- [What the exercise asks] Repeat verbatim only the lines from the one with "Write the Plotly code for this chart." through the one with "import plotly.graph_objects as go", both ends kept. Pictures stay out.

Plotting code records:

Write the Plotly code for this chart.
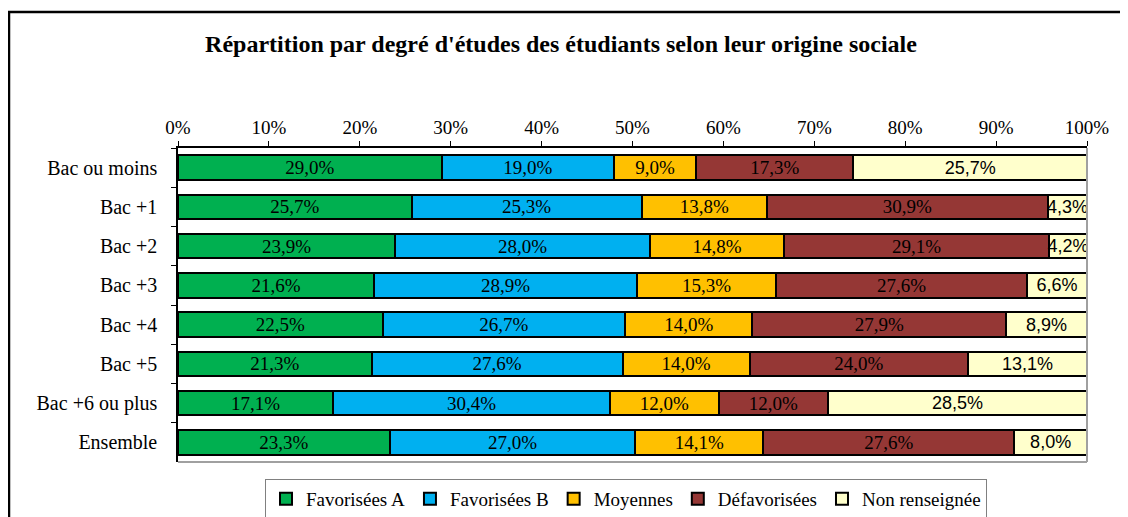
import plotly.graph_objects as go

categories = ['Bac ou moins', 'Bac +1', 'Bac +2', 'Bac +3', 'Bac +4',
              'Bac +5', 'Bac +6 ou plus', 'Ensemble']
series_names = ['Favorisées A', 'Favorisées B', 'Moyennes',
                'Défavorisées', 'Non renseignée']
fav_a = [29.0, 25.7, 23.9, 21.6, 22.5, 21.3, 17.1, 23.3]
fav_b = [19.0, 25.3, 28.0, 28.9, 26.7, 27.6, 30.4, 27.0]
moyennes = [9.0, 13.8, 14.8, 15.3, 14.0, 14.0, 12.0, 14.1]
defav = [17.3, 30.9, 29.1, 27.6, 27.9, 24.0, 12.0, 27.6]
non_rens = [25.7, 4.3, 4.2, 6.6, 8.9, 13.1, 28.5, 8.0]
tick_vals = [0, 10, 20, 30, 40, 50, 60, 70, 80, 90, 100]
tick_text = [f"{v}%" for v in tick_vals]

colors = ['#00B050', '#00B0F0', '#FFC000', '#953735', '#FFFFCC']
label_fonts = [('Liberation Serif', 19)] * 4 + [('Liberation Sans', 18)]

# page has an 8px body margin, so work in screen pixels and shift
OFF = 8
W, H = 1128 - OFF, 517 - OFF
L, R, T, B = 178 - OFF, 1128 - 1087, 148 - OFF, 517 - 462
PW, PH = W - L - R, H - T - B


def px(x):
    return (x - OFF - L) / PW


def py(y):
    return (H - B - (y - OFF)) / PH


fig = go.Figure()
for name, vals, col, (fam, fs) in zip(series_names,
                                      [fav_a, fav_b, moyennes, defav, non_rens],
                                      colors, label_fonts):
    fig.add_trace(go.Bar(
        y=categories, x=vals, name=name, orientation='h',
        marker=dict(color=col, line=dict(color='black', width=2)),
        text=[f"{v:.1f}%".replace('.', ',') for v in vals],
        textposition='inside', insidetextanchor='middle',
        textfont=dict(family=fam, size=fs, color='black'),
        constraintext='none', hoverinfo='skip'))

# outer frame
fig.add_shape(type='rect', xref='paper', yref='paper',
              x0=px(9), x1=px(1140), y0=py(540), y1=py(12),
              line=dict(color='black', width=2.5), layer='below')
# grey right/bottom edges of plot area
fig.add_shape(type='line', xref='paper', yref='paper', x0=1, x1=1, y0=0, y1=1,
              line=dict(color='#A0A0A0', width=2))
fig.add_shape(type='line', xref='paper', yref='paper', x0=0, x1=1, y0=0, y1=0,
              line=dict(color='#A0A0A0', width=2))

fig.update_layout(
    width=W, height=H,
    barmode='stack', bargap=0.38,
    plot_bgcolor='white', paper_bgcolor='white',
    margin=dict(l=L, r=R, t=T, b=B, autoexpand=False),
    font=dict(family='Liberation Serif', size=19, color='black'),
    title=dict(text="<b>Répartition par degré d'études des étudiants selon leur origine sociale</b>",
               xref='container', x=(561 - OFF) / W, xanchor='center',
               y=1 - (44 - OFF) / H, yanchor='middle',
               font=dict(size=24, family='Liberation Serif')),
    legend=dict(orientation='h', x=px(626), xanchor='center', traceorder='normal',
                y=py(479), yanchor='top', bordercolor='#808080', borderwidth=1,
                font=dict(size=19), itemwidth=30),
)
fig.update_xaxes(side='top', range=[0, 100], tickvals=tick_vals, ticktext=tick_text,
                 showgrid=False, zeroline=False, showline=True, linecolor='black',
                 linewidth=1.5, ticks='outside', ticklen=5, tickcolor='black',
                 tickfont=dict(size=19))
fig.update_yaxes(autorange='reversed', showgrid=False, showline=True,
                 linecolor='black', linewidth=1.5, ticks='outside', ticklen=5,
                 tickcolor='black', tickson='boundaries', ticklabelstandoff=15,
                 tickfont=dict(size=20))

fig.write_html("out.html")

...

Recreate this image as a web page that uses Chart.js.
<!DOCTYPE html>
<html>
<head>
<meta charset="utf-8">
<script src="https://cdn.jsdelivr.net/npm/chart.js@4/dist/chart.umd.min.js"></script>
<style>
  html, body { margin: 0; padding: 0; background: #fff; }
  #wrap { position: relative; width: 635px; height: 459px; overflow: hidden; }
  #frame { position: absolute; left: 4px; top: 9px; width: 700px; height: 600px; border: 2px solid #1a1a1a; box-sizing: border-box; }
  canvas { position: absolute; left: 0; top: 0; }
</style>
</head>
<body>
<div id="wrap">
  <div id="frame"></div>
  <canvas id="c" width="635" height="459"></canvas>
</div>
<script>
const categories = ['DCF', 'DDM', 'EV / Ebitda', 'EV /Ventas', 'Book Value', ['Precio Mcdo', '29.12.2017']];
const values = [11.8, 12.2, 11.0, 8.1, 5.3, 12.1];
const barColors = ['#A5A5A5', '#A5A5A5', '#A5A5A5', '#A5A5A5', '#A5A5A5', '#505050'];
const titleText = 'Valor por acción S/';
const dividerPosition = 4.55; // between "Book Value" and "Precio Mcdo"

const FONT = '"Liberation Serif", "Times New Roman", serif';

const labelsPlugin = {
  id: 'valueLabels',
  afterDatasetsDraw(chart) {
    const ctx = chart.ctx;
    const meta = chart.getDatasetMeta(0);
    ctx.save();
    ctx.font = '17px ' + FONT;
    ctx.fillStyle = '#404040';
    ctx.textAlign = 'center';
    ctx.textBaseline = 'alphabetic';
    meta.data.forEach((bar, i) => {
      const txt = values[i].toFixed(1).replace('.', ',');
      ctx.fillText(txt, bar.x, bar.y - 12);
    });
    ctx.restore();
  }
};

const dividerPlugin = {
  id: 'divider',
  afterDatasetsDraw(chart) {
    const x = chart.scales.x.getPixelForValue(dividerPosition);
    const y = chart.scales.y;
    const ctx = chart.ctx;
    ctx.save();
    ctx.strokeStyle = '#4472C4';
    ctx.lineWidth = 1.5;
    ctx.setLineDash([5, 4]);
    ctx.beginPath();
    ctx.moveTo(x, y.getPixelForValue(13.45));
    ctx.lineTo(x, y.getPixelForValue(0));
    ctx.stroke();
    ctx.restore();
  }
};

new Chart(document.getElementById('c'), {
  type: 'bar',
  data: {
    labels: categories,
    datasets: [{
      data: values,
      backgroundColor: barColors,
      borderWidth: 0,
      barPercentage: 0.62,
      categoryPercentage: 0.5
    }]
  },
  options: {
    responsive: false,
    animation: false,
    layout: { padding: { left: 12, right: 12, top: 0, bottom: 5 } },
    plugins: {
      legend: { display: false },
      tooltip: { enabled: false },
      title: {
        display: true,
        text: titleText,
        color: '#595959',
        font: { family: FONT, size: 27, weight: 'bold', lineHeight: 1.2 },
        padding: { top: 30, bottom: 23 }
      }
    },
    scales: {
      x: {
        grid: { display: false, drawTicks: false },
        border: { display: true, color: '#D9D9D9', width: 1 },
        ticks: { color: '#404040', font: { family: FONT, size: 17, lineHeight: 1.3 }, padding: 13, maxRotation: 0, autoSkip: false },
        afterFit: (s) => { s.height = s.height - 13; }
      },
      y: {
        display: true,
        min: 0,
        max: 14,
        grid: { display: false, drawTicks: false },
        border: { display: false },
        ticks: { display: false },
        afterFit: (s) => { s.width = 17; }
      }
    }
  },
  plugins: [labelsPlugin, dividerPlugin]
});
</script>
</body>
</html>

* * *

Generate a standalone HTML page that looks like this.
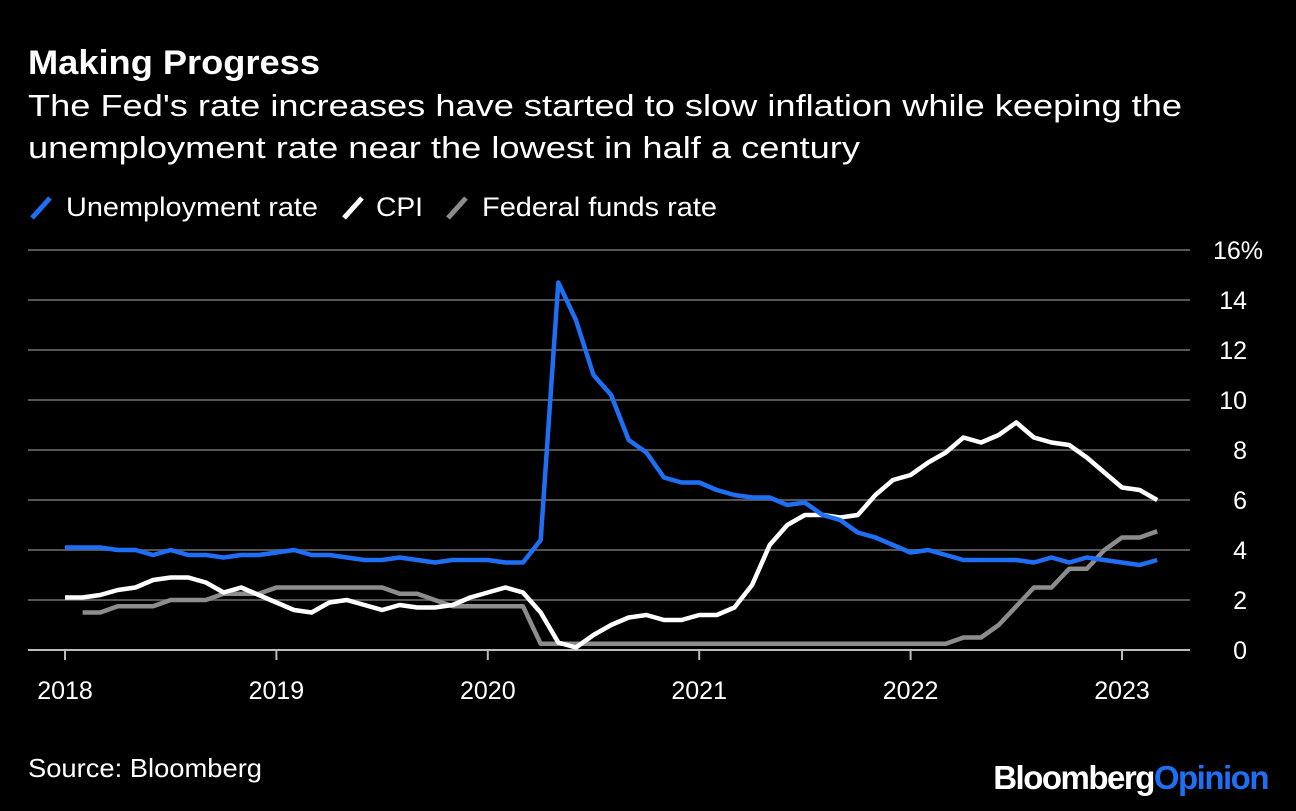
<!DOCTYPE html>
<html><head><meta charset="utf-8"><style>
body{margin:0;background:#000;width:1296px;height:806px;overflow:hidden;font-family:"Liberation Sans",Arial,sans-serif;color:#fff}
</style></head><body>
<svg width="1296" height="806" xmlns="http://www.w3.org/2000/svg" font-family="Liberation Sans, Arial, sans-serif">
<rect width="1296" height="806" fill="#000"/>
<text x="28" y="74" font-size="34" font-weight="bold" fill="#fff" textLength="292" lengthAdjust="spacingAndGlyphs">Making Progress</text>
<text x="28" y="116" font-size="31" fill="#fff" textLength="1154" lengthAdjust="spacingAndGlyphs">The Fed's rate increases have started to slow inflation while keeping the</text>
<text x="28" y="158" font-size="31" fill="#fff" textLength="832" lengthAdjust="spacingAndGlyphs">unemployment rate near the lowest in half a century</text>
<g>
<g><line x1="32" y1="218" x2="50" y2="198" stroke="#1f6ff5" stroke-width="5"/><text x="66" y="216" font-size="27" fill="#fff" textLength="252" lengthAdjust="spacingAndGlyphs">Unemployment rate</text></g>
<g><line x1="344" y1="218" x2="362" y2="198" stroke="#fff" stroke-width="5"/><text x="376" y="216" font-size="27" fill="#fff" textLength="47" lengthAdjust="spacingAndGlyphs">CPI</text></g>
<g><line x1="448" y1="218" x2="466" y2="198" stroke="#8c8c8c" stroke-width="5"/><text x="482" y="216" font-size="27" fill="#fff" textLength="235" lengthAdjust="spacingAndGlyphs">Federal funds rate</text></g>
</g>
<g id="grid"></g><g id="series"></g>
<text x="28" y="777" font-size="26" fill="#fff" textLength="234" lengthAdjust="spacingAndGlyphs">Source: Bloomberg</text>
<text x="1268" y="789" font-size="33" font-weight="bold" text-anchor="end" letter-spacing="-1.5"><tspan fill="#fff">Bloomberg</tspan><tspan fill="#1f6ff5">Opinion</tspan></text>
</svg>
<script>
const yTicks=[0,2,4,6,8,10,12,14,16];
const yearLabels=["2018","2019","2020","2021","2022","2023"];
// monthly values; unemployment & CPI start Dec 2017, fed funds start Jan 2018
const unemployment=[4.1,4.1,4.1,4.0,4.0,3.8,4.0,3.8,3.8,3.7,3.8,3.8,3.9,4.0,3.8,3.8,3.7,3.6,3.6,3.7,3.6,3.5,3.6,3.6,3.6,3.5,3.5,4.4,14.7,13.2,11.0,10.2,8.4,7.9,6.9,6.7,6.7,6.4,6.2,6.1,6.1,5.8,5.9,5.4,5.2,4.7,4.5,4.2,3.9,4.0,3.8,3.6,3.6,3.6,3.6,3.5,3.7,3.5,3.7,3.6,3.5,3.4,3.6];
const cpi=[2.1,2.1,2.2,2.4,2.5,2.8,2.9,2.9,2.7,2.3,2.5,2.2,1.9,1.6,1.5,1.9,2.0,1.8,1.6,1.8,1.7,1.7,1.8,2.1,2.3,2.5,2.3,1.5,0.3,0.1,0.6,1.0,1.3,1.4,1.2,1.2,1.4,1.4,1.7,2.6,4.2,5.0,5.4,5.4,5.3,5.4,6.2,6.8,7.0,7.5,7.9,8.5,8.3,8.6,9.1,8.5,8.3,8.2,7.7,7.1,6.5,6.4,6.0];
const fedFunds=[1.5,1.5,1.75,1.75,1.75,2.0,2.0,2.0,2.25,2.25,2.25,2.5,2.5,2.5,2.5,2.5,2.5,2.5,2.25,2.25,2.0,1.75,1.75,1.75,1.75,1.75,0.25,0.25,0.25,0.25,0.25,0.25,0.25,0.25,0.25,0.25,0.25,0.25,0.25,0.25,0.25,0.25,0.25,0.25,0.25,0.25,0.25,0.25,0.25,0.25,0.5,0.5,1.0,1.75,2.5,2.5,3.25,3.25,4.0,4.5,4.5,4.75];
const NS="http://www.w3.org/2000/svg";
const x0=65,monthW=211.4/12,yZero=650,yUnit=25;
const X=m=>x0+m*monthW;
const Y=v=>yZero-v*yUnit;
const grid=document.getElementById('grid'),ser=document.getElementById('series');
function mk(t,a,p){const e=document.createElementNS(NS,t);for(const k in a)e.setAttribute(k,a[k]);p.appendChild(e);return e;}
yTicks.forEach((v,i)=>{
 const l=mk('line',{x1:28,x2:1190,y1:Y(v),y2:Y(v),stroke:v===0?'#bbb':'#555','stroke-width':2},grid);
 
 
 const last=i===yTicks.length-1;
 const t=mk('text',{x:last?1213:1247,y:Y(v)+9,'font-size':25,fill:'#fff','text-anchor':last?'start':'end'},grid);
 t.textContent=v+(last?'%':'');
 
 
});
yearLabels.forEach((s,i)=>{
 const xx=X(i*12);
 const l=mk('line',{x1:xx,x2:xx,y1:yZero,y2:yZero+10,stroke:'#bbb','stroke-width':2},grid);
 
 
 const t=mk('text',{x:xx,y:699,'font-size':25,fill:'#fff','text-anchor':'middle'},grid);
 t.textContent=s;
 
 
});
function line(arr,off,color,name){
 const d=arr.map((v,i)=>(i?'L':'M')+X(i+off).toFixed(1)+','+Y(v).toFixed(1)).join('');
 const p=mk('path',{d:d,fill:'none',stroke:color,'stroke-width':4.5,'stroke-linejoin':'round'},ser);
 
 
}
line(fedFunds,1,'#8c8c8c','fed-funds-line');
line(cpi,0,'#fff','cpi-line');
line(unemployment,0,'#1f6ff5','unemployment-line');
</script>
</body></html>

- [Answer to this exercise]
Write the Plotly code for this chart.
import plotly.graph_objects as go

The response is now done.